Use only the initials of the authors' given names. No full stop or space between the initials. Last name comes first. Journal titles should be abbreviated.

Examples using the Vancouver style

Resource type In-text citation Reference list

Book

Souza1 states that...

1. Souza TA. Differential diagnosis and management for the chiropractor. Burlington, MA: Jones & Bartlett Learning; 2016.

Book Chapter

Hordern1 wrote that…

1. Hordern P. Sickness and Healing. In: Noble TFX, Smith JMH, editors. Early Medieval Christianities  c600-c1100. Cambridge: Cambridge University Press; 2008. p. 416-32.

Journal article

Strkalj et al2 have identified...

2. Strkalj G, Schroder T, Solyali V, Pather N. A preliminary assessment of the fifth-year chiropractic students' knowledge of anatomy. J Altern Complement Med. 2011;17(1):63-66.‚Äč

Thesis

The research is supported by Gorrell3...

3. Gorrell L. The effect of manual and instrument applied cervial spine manipulation on mechanical neck pain (MNP) in adults [PhD thesis]. Sydney, Australia: Macquarie University; 2014.

Conference paper

This was amply demonstrated (4)... 

4. Engell SE, Triano JT. Paraspinal soft-tissue layer differential movement from spinal manipulation therapy (SMT) preload forces. Paper Presented: at Association of
Chiropractic Colleges Conference 2015, March, Los Angeles, United States.

Website

..as can be found online (5)... 

5. Chiropractors’ Association of Australia. Fact Sheet: Neck Adjustments- Benefits and Safety. [Internet] 2010 [Updated 2015 Feb 15, Cited 2015 Mar 3] Available from: http://chiropractors.asn.au/images/stories/Files/Chiropractic%20Fact%20Sheets/Fact%
20Sheet%20%20Neck%20Adjustment.pdf

Government report

NSW Health's strategic plans (6)...

6. Health System Planning and Investment. NSW State Health Plan: Towards 2021. North Sydney: NSW Ministry of Health; 2014 June 36p.

Vancouver guides

The attached quick guides and tools created by other institutions provide an overview of the Vancouver referencing style. In these documents you will find examples for different types of materials and details on specific variations of citations.
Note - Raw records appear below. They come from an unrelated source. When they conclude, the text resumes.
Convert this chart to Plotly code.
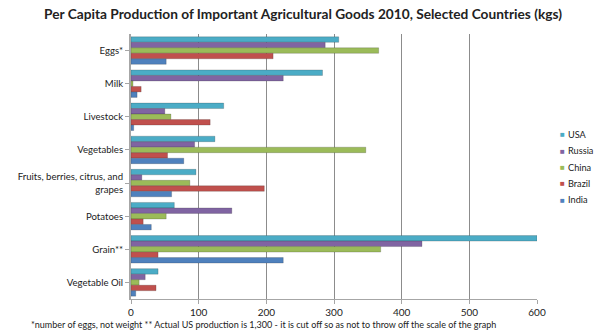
import plotly.graph_objects as go

categories = ["Eggs*", "Milk", "Livestock", "Vegetables",
              "Fruits, berries, citrus, and<br>grapes", "Potatoes", "Grain**", "Vegetable Oil"]
countries = ["USA", "Russia", "China", "Brazil", "India"]
colors = ["#4BACC6", "#8064A2", "#9BBB59", "#C0504D", "#4F81BD"]

usa = [307, 283, 137, 124, 96, 64, 600, 40]
russia = [287, 225, 50, 94, 16, 149, 430, 21]
china = [366, 3, 59, 347, 87, 52, 369, 12]
brazil = [210, 15, 117, 54, 197, 18, 40, 37]
india = [52, 9, 4, 78, 60, 30, 225, 7]
series = [usa, russia, china, brazil, india]

tick_vals = [0, 100, 200, 300, 400, 500, 600]

font_family = "Lato, Open Sans, sans-serif"

fig = go.Figure()
for name, vals, col in zip(countries, series, colors):
    fig.add_trace(go.Bar(
        y=categories, x=vals, name=name, orientation="h", showlegend=False,
        marker=dict(color=col, line=dict(color="rgba(40,40,40,0.35)", width=0.6)),
    ))

# custom legend (small square markers + names), placed in the right margin
annotations = []
leg_top = 0.622
leg_step = 0.062
for i, (name, col) in enumerate(zip(countries, colors)):
    yy = leg_top - i * leg_step
    annotations.append(dict(text="■", xref="paper", yref="paper", x=1.062, y=yy,
                            xanchor="center", yanchor="middle", showarrow=False,
                            font=dict(size=8, color=col)))
    annotations.append(dict(text=name, xref="paper", yref="paper", x=1.071, y=yy,
                            xanchor="left", yanchor="middle", showarrow=False,
                            font=dict(family=font_family, size=9.2, color="#222222")))

annotations.append(dict(
    text="*number of eggs, not weight ** Actual US production is 1,300 - it is cut off so as not to throw off the scale of the graph",
    xref="paper", yref="paper", x=-0.252, y=-0.098, xanchor="left", yanchor="middle",
    showarrow=False, font=dict(family=font_family, size=9, color="#222222")))

fig.update_layout(
    width=600, height=331,
    margin=dict(l=131, r=63, t=34, b=32, autoexpand=False),
    paper_bgcolor="white", plot_bgcolor="white",
    barmode="group", bargap=0.17, bargroupgap=0.0,
    title=dict(text="<b>Per Capita Production of Important Agricultural Goods 2010, Selected Countries (kgs)</b>",
               x=0.505, xanchor="center", y=0.958, yanchor="middle",
               font=dict(family=font_family, size=13.7, color="#222222")),
    font=dict(family=font_family, size=10, color="#222222"),
    xaxis=dict(range=[0, 600], tickvals=tick_vals, showgrid=True, gridcolor="#8c8c8c",
               gridwidth=1, showline=True, linecolor="#a6a6a6", ticks="outside",
               ticklen=4, tickcolor="#a6a6a6", zeroline=False,
               tickfont=dict(size=10, color="#222222")),
    yaxis=dict(autorange="reversed", showline=True, linecolor="#a6a6a6", linewidth=2,
               ticks="outside", ticklen=4, tickcolor="#a6a6a6",
               tickfont=dict(size=9.6, color="#222222")),
    annotations=annotations,
)

fig.write_html("out.html")
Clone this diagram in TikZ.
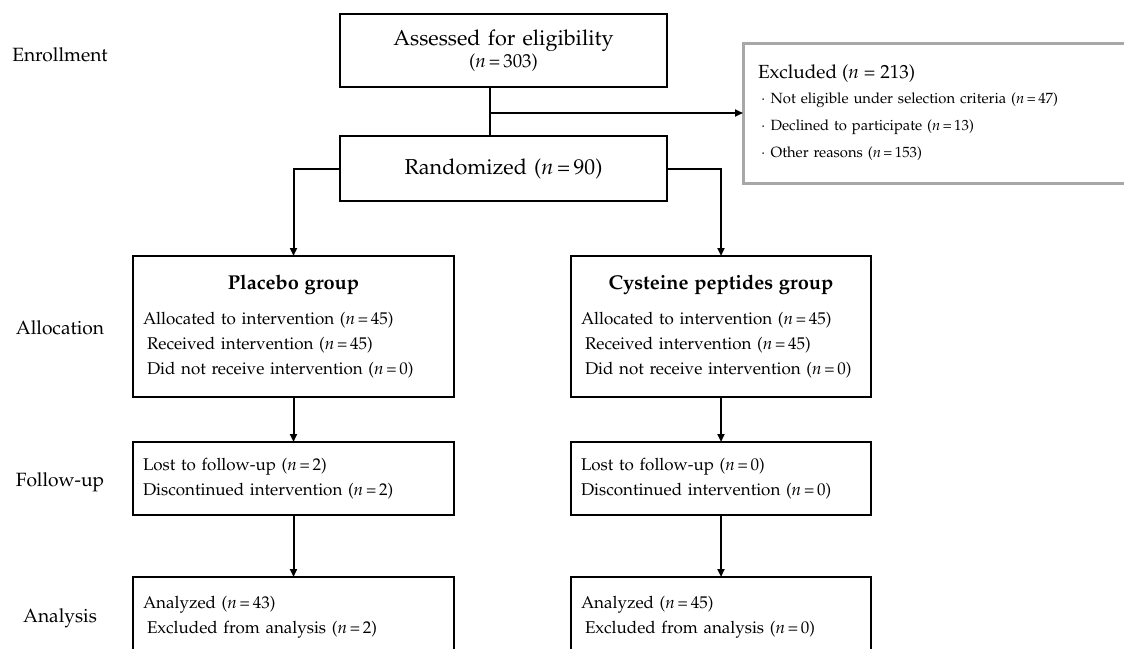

Resources for the Vancouver style

In the Vancouver and JAMA styles, the titles of journals must be abbreviated according to the style used in the the NLM Catalog: Journals referenced in the NCBI database.
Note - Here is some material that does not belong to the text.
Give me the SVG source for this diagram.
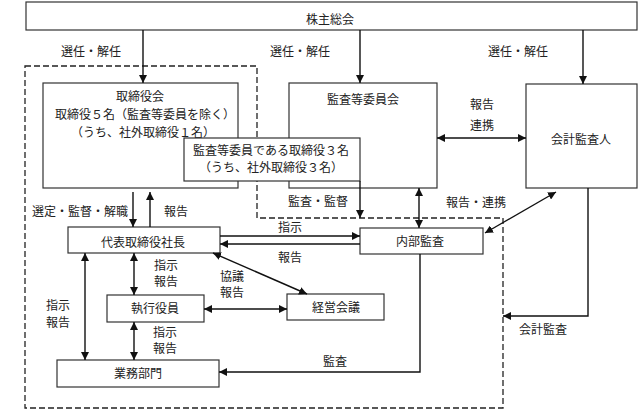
<svg xmlns="http://www.w3.org/2000/svg" width="639" height="413" viewBox="0 0 639 413">
<style>
text{font-family:"Noto Sans CJK JP","Noto Sans CJK SC",sans-serif;font-size:12px;fill:#222;text-anchor:middle}
.box{fill:#fff;stroke:#333;stroke-width:1.2}
.c{fill:none;stroke:#111;stroke-width:1.4}
.dash{fill:none;stroke:#222;stroke-width:1.3;stroke-dasharray:6,3}
</style>
<defs>
<marker id="ah" viewBox="0 0 10 10" refX="10" refY="5" markerWidth="8" markerHeight="8" markerUnits="userSpaceOnUse" orient="auto-start-reverse">
<path d="M0,0 L10,5 L0,10 z" fill="#111"/>
</marker>
</defs>
<rect width="639" height="413" fill="#fff"/>
<g id="boundary">
<path class="dash" d="M25,66 H257 V218 H503 V408 H25 Z"/>
</g>
<g id="shareholders"><rect class="box" x="26" y="2" width="611" height="28"/><text x="330" y="24">株主総会</text></g>
<g id="board"><rect class="box" x="43" y="83" width="195" height="105"/>
<text x="140" y="101">取締役会</text><text x="145" y="119">取締役５名（監査等委員を除く）</text><text x="143" y="137">（うち、社外取締役１名）</text></g>
<g id="audit-committee"><rect class="box" x="289" y="83" width="148" height="105"/><text x="363" y="104">監査等委員会</text></g>
<g id="audit-directors"><rect class="box" x="184" y="138" width="176" height="43"/><text x="271" y="155">監査等委員である取締役３名</text><text x="271" y="172">（うち、社外取締役３名）</text></g>
<g id="accounting-auditor"><rect class="box" x="526" y="84" width="111" height="104"/><text x="581" y="144">会計監査人</text></g>
<g id="president"><rect class="box" x="68" y="227" width="152" height="26"/><text x="143" y="247">代表取締役社長</text></g>
<g id="internal-audit"><rect class="box" x="360" y="228" width="123" height="26"/><text x="420" y="246">内部監査</text></g>
<g id="executive-officers"><rect class="box" x="107" y="295" width="97" height="27"/><text x="155" y="313">執行役員</text></g>
<g id="management-meeting"><rect class="box" x="287" y="294" width="97" height="26"/><text x="336" y="312">経営会議</text></g>
<g id="business-dept"><rect class="box" x="57" y="360" width="162" height="27"/><text x="138" y="378">業務部門</text></g>
<g id="connectors">
<path class="c" d="M143,30 V83" marker-end="url(#ah)"/>
<path class="c" d="M360,30 V83" marker-end="url(#ah)"/>
<path class="c" d="M583,30 V84" marker-end="url(#ah)"/>
<path class="c" d="M437,138 H526" marker-start="url(#ah)" marker-end="url(#ah)"/>
<path class="c" d="M133,192 V227" marker-end="url(#ah)"/>
<path class="c" d="M150,227 V192" marker-end="url(#ah)"/>
<path class="c" d="M360,181 V218" marker-end="url(#ah)"/>
<path class="c" d="M419,188 V228" marker-start="url(#ah)" marker-end="url(#ah)"/>
<path class="c" d="M220,236 H360" marker-end="url(#ah)"/>
<path class="c" d="M360,244 H220" marker-end="url(#ah)"/>
<path class="c" d="M556,192 L485,233" marker-start="url(#ah)" marker-end="url(#ah)"/>
<path class="c" d="M213,253 L307,294" marker-start="url(#ah)" marker-end="url(#ah)"/>
<path class="c" d="M134,253 V295" marker-start="url(#ah)" marker-end="url(#ah)"/>
<path class="c" d="M204,309 H287" marker-start="url(#ah)" marker-end="url(#ah)"/>
<path class="c" d="M85,253 V360" marker-start="url(#ah)" marker-end="url(#ah)"/>
<path class="c" d="M134,322 V360" marker-start="url(#ah)" marker-end="url(#ah)"/>
<path class="c" d="M420,254 V372 H219" marker-end="url(#ah)"/>
<path class="c" d="M588,188 V316 H503" marker-end="url(#ah)"/>
<text x="91" y="56">選任・解任</text>
<text x="300" y="56">選任・解任</text>
<text x="518" y="56">選任・解任</text>
<text x="482" y="109">報告</text>
<text x="482" y="130">連携</text>
<text x="80" y="216">選定・監督・解職</text>
<text x="176" y="216">報告</text>
<text x="318" y="206">監査・監督</text>
<text x="476" y="207">報告・連携</text>
<text x="290" y="232">指示</text>
<text x="290" y="262">報告</text>
<text x="166" y="270">指示</text>
<text x="166" y="286">報告</text>
<text x="232" y="281">協議</text>
<text x="232" y="297">報告</text>
<text x="58" y="310">指示</text>
<text x="58" y="327">報告</text>
<text x="165" y="337">指示</text>
<text x="165" y="353">報告</text>
<text x="335" y="366">監査</text>
<text x="543" y="334">会計監査</text>
</g>
</svg>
This style requires you to display abbreviated journal names in your bibliography. However, the abbreviations are not always included when references are exported from databases such as Medline or Embase.

Term lists maintain consistency of author names, keywords and journal titles.

EndNote's term list feature enables you to import a subject term list of your choice, so that the abbreviations will automatically appear in your reference list.